What the task requires:
Within the entries below, find the portion that opens with the line containing "Recreate this image" and closes with the line containing "YEARS_B = list(range(2008, 2021))". Retype that portion exactly and only.
---------------
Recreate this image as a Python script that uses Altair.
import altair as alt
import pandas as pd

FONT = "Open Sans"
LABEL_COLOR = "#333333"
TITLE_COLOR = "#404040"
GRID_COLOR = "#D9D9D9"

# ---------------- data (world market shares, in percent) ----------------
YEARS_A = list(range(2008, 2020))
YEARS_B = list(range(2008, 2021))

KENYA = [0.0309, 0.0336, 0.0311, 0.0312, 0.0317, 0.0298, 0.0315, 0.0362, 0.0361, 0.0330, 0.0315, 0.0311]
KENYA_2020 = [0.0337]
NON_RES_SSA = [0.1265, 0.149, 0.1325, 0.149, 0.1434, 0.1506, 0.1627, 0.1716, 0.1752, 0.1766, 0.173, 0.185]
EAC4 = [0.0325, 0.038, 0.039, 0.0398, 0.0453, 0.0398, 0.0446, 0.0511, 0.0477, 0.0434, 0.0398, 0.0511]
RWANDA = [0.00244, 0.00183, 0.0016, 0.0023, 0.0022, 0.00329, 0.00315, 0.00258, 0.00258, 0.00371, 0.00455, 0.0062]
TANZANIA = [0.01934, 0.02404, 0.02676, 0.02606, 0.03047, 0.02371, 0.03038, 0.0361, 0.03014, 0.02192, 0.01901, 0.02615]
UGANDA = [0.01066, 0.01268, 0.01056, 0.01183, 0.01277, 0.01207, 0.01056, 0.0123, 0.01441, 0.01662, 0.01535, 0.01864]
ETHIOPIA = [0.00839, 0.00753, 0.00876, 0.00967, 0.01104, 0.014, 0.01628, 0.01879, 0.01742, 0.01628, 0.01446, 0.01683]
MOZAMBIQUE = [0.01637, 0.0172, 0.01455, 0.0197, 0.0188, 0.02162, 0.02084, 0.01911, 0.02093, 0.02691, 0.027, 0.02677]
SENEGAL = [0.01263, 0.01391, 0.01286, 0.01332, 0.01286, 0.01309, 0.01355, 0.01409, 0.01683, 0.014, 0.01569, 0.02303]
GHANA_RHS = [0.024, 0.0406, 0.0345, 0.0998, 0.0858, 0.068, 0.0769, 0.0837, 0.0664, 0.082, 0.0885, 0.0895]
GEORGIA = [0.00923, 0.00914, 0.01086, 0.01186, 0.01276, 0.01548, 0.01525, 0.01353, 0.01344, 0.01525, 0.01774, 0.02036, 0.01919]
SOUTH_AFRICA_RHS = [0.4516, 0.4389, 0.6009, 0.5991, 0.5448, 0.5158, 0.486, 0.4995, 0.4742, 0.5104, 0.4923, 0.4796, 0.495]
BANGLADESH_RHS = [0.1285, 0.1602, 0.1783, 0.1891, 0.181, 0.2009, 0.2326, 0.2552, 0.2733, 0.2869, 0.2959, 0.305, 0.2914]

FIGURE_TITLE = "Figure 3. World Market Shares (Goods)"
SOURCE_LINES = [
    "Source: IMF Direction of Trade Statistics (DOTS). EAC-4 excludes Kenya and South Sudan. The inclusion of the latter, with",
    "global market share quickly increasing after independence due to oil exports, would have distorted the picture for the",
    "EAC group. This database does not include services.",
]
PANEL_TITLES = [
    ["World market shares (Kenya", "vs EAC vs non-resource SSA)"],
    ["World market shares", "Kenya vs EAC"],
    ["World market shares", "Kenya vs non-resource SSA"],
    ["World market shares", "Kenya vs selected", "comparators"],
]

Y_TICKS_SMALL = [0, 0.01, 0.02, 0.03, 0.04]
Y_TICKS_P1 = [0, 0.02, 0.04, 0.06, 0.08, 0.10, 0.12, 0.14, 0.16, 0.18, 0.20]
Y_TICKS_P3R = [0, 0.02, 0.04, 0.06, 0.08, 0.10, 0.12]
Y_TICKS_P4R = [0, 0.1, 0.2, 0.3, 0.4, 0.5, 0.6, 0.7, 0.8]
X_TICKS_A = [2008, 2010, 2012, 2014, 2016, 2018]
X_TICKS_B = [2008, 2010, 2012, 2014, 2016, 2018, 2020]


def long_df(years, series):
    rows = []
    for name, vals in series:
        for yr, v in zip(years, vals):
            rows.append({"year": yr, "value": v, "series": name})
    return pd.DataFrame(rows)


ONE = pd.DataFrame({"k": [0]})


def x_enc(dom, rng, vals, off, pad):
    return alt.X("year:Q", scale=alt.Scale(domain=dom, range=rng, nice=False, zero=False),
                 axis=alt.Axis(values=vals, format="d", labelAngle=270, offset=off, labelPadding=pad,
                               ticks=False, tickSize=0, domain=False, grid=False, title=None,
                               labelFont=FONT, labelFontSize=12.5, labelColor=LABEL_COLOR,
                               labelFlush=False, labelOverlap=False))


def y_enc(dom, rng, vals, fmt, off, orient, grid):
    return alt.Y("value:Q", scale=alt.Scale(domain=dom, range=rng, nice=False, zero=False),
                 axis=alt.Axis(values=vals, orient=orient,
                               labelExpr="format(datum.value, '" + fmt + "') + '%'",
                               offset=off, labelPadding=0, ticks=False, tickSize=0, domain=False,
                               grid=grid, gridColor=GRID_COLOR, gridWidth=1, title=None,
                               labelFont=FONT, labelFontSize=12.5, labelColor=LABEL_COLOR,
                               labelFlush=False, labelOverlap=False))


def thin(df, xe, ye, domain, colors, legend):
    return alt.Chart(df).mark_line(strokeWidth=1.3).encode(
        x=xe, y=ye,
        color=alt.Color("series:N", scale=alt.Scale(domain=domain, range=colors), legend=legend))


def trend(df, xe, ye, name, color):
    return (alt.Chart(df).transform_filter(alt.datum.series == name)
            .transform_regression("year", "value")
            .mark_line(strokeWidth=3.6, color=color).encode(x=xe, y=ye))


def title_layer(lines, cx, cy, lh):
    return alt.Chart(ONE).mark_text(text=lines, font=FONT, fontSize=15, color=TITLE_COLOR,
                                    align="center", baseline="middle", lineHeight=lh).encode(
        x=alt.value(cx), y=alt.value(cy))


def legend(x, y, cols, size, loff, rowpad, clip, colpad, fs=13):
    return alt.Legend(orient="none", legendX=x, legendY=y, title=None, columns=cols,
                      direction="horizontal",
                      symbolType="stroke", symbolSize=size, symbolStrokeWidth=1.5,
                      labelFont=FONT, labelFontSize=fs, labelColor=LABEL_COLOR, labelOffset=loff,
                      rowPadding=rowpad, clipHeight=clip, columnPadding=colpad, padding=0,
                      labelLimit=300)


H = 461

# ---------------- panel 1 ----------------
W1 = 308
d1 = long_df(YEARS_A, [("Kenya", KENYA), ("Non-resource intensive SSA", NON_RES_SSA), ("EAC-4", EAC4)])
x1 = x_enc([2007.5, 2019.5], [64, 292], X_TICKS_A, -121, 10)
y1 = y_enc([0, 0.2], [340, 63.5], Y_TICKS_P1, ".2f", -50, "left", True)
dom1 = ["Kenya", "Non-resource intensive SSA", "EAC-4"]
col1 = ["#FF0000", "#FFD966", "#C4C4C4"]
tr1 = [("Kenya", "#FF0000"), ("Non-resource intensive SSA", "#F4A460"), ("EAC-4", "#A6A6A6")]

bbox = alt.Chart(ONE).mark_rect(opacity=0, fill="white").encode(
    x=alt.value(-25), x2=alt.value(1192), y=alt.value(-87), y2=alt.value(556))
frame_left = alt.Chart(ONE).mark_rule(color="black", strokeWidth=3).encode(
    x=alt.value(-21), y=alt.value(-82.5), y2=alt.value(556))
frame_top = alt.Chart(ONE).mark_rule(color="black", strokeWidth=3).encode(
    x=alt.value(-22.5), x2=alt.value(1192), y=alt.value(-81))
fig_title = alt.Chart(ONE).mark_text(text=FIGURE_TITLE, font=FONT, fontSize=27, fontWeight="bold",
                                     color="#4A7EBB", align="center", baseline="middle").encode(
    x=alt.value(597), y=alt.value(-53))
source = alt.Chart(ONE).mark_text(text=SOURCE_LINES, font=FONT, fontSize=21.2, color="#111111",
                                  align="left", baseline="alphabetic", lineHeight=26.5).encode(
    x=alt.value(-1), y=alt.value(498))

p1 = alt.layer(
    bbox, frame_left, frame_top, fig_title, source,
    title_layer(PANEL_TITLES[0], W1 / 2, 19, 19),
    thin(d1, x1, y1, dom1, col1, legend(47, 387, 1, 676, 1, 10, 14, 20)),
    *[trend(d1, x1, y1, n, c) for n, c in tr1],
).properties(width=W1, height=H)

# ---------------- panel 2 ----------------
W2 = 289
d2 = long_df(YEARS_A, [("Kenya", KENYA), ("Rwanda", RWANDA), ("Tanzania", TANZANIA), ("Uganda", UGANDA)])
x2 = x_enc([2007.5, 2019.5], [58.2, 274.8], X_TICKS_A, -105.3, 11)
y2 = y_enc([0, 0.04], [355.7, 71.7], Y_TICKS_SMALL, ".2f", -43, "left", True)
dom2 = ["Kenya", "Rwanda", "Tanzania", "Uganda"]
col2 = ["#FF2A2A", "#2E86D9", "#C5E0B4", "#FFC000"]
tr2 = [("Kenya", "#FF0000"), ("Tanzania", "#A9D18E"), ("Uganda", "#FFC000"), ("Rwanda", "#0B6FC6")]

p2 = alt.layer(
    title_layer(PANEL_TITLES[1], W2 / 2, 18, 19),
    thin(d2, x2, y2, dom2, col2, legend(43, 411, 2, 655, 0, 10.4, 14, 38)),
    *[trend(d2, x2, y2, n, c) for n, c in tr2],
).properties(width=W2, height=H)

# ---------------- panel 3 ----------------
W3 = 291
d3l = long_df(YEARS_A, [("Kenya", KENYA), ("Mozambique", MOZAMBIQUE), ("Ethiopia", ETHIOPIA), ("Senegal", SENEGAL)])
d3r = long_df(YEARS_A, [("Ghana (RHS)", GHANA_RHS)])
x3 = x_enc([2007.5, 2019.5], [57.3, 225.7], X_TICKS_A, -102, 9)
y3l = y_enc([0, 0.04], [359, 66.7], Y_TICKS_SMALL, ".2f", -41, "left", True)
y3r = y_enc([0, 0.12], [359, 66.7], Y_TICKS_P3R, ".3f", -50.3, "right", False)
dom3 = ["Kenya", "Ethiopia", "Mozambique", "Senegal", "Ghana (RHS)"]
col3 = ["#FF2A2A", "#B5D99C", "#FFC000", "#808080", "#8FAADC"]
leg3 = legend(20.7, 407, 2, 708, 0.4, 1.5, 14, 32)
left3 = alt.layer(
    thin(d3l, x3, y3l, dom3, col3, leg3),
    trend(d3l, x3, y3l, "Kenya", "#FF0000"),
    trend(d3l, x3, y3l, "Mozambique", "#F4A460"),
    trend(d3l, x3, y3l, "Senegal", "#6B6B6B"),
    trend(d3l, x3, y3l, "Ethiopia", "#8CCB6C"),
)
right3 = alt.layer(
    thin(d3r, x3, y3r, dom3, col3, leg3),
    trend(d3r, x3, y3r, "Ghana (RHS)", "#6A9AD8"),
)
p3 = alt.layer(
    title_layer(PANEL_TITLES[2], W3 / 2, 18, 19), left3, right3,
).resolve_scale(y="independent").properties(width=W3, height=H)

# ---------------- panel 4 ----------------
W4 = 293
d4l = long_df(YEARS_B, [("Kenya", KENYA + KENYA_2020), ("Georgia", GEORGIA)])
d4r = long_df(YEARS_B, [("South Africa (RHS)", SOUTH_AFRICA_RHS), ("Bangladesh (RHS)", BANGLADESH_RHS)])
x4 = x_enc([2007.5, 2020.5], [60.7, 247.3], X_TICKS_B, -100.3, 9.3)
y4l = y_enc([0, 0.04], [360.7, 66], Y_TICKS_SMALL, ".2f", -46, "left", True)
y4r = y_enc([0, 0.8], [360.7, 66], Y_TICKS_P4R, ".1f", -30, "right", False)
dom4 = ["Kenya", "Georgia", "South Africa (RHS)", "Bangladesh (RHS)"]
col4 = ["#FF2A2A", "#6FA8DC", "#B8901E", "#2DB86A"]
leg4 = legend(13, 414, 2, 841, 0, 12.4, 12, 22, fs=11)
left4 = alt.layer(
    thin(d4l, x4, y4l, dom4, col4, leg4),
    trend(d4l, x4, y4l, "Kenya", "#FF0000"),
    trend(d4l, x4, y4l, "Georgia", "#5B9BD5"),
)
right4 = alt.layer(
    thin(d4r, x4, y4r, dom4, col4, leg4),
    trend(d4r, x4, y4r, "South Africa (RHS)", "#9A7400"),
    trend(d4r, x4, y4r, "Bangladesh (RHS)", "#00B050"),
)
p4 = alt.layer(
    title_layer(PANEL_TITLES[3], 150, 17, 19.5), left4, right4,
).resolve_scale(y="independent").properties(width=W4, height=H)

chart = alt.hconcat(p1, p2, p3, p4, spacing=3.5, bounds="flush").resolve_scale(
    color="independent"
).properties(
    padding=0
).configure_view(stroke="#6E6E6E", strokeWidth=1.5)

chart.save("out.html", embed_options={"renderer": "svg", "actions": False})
---------------
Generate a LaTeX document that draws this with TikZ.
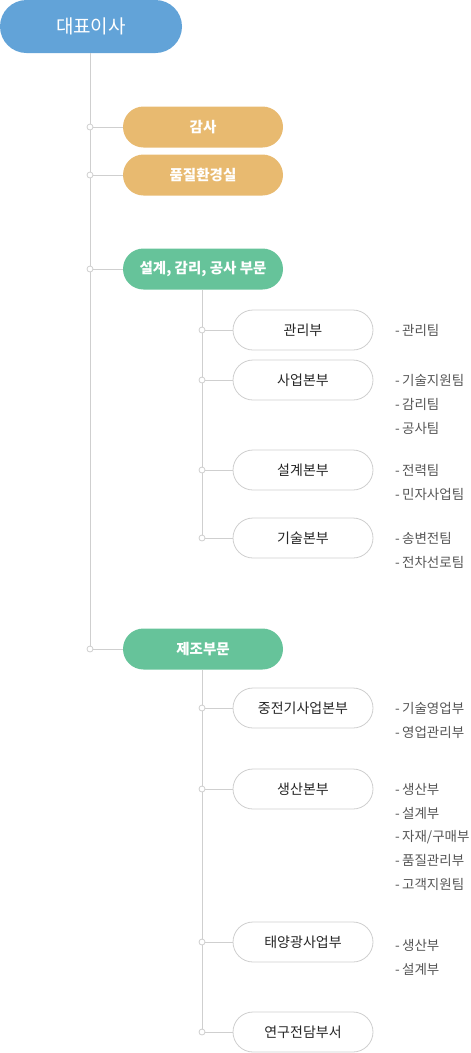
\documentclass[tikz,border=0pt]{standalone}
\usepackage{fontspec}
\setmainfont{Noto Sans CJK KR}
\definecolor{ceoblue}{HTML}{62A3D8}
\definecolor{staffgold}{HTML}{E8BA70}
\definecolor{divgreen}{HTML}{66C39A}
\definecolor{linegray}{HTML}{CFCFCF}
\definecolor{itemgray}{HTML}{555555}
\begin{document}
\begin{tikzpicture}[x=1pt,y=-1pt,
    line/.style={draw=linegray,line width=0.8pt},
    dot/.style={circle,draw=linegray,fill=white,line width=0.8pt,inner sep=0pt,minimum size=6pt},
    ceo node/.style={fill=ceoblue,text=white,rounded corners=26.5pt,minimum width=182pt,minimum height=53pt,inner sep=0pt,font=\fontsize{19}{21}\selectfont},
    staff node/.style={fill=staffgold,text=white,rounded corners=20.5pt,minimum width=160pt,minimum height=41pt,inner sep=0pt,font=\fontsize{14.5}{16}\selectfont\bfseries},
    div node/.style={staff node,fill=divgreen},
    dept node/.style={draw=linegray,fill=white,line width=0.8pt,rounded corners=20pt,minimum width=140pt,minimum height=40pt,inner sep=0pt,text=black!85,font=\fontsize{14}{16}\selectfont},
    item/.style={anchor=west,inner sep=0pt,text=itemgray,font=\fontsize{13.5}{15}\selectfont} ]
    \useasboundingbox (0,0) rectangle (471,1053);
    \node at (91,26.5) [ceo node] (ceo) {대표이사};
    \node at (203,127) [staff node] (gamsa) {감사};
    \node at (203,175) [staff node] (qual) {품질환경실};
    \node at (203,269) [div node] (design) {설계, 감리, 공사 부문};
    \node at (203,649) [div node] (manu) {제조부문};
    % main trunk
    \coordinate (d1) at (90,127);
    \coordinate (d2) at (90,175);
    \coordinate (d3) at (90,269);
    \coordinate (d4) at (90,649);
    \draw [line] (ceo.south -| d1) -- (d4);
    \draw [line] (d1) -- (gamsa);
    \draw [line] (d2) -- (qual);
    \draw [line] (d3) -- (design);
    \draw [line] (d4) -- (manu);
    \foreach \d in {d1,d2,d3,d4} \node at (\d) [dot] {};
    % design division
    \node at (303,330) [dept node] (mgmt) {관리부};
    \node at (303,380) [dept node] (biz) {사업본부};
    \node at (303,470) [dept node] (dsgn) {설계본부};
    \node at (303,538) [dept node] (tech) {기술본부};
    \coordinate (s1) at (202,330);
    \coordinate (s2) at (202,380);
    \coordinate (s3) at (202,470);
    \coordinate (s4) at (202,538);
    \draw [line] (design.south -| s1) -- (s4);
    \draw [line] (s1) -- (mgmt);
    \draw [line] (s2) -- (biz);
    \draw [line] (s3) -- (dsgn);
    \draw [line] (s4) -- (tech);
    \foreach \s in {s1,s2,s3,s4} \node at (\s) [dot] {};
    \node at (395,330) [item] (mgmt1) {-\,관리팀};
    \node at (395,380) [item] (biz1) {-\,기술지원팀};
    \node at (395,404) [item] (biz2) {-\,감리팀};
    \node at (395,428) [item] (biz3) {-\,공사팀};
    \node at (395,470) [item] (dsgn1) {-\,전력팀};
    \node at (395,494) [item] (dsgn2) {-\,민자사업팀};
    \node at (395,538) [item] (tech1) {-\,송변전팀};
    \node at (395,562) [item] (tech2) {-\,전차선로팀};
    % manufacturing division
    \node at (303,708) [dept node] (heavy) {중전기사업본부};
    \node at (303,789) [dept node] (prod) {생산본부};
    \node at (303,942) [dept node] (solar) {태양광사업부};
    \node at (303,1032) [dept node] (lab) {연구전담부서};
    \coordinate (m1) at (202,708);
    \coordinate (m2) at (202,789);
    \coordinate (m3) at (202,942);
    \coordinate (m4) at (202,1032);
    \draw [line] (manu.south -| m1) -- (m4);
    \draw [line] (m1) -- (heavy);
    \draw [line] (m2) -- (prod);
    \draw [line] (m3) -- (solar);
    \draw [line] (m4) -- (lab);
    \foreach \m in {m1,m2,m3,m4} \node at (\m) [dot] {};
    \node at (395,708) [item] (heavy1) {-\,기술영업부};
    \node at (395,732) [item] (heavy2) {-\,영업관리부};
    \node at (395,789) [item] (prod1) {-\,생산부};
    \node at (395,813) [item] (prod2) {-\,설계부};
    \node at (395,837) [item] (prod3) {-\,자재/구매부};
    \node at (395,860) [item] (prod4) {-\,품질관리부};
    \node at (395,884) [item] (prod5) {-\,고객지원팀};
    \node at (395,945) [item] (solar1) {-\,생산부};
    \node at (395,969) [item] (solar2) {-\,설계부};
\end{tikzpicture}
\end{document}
---------------
Exercise result:
Recreate this image as a Python script that uses Altair.
import altair as alt
import pandas as pd

FONT = "Open Sans"
LABEL_COLOR = "#333333"
TITLE_COLOR = "#404040"
GRID_COLOR = "#D9D9D9"

# ---------------- data (world market shares, in percent) ----------------
YEARS_A = list(range(2008, 2020))
YEARS_B = list(range(2008, 2021))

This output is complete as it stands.